Lately, I’ve been learning again about persistence.  I’ve been persistent in the past. However, it’s not an easy trait to learn, or in this case, relearn.  You try as hard as you can to achieve something.  You do all you can to tackle your goal to the ground.  You  like to think you are strong, but a stronger wave sends you back to your place time and time again.  You find yourself on the beach, again, covered in sand and spitting up salty water.  You spend your energy and time rushing out into the sea against the currents.  You try it again, and again.  When you least expect it, life sends you another curve ball: here comes the tsunami.

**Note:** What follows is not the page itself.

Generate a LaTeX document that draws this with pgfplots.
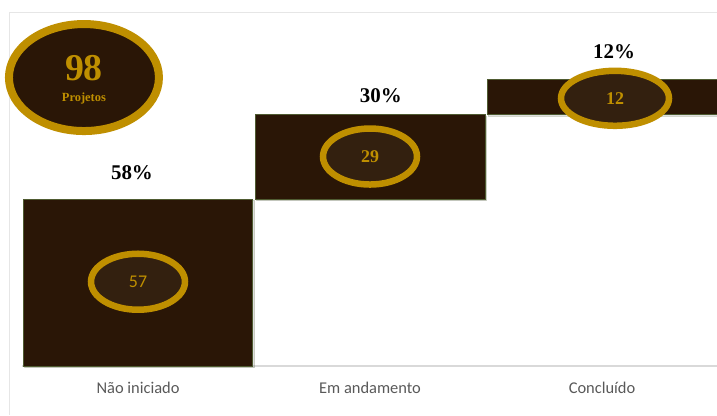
\documentclass[border=0pt]{standalone}
\usepackage{pgfplots}
\pgfplotsset{compat=1.18}
\usepackage{fontspec}
\setmainfont{Liberation Serif}
\newfontfamily\carlito{Carlito}
\usetikzlibrary{shapes.geometric,shadows}
\definecolor{barbrown}{HTML}{2A1606}
\definecolor{innerbrown}{HTML}{33200F}
\definecolor{gold}{HTML}{BF8F00}
\definecolor{edge}{HTML}{4F5B31}
\definecolor{labelgray}{HTML}{595959}
\definecolor{framegray}{HTML}{E6E6E6}
\begin{document}
\begin{tikzpicture}[x=1bp,y=1bp]
\useasboundingbox (0,0) rectangle (717,415);
\draw[framegray, line width=0.8bp] (9,0) -- (9,403) -- (717,403);
\begin{axis}[
  at={(22bp,49bp)}, anchor=south west,
  width=696bp, height=354bp, scale only axis,
  xmin=-0.5, xmax=2.5, ymin=0, ymax=121,
  ybar stacked, bar width=0.99,
  axis y line=none, axis x line=bottom,
  x axis line style={draw=black!15, line width=1.2bp, -},
  xtick={0,1,2}, xticklabels={Não iniciado, Em andamento, Concluído},
  major tick length=0pt,
  xticklabel style={font=\carlito\fontsize{16.5}{16.5}\selectfont, text=labelgray, yshift=-13bp},
  clip=false,
]
\addplot[draw=none, fill=none] coordinates {(0,0) (1,57) (2,86)};
\addplot[fill=barbrown, draw=edge, line width=0.7bp,
  drop shadow={shadow xshift=1.5bp, shadow yshift=-1.5bp, opacity=0.25}]
  coordinates {(0,57) (1,29) (2,12)};
\end{axis}
\begin{axis}[
  at={(22bp,49bp)}, anchor=south west,
  width=696bp, height=354bp, scale only axis,
  xmin=-0.5, xmax=2.5, ymin=0, ymax=121,
  hide axis, clip=false,
]
% value ellipses
\addplot[draw=none, mark=none, nodes near coords, point meta=explicit symbolic,
  nodes near coords style={ellipse, draw=gold, line width=6.5bp, fill=innerbrown,
    text=gold, minimum width=94bp, minimum height=56bp, inner sep=0pt,
    anchor=center, font=\fontsize{18}{18}\selectfont}]
  coordinates {(0,28.8)[\carlito 57] (1,71.6)[\bfseries 29]};
\addplot[draw=none, mark=none, nodes near coords, point meta=explicit symbolic,
  nodes near coords style={ellipse, draw=gold, line width=6.5bp, fill=innerbrown,
    text=gold, minimum width=108bp, minimum height=55bp, inner sep=0pt,
    anchor=center, font=\fontsize{18}{18}\selectfont}]
  coordinates {(2.056,91.5)[\bfseries 12]};
% percentages
\addplot[draw=none, mark=none, nodes near coords, point meta=explicit symbolic,
  nodes near coords style={anchor=center, text=black,
    font=\bfseries\fontsize{21}{21}\selectfont}]
  coordinates {(-0.026,66)[58\%] (1.047,92.5)[30\%] (2.052,107.5)[12\%]};
% total ellipse
\addplot[draw=none, mark=none, nodes near coords, point meta=explicit symbolic,
  nodes near coords style={ellipse, draw=gold, line width=8bp, fill=barbrown,
    minimum width=150bp, minimum height=107bp, inner sep=0pt, anchor=center}]
  coordinates {(-0.233,98.6)[{}]};
\addplot[draw=none, mark=none, nodes near coords, point meta=explicit symbolic,
  nodes near coords style={anchor=center, text=gold, inner sep=0pt}]
  coordinates {(-0.233,101.8)[{\bfseries\fontsize{38}{38}\selectfont 98}]
               (-0.233,91.6)[{\bfseries\fontsize{12.5}{12.5}\selectfont Projetos}]};
\end{axis}
\end{tikzpicture}
\end{document}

It’s true what psychologists say about conflicts and difficult situations: it’s either fight or flight.  I like to fight.  I don’t see any purpose in running away.  However… We all have those Netflix evenings of escapism.  During wars in the past, people used to go to the movies to escape their problems.  It took their minds off of the terror and terrible situations in the world.  If only there was a way to escape your troubles, you could…  Yet, we do it all the time.  We purposely don’t read certain books, because they remind us of painful circumstances that hang over our lives like ghosts that haunt us.

One day, I finally realized what makes persistence easy and what makes it difficult.  Persistence is difficult when it is primarily selfish.  I find that when we make goals that will only benefit ourselves, it’s harder to achieve them.  It’s probably because they’re so vain and pointless.  Self-serving is fine, for a while, maybe even a few days, but it is fleeting.  Selfishness just leads down a path of emptiness.  It doesn’t drive.  Survival drives us.  It always has.  When it comes to selfishness, our determination falls behind.  I think it’s because deep down we know our motives are wrong.  They do nothing to benefit others or do anything good for this world.  In a way, we feel useless.  What’s the point battling the waves of life?

Sometimes humans have these strange needs for affirmation, praise, and acknowledgement.  But for what?  For our pride as human beings?  I think if we reach deep, beyond the surface, we’ll find our need for satisfaction and self worth.  Maybe going outside of ourselves to do things for others could fill that void in our lives.  It not only makes us stronger, but makes us want to be stronger.  It feels like there is a purpose now, one that matters.  With that in mind, persistence comes easier.  Or at least, I think it does.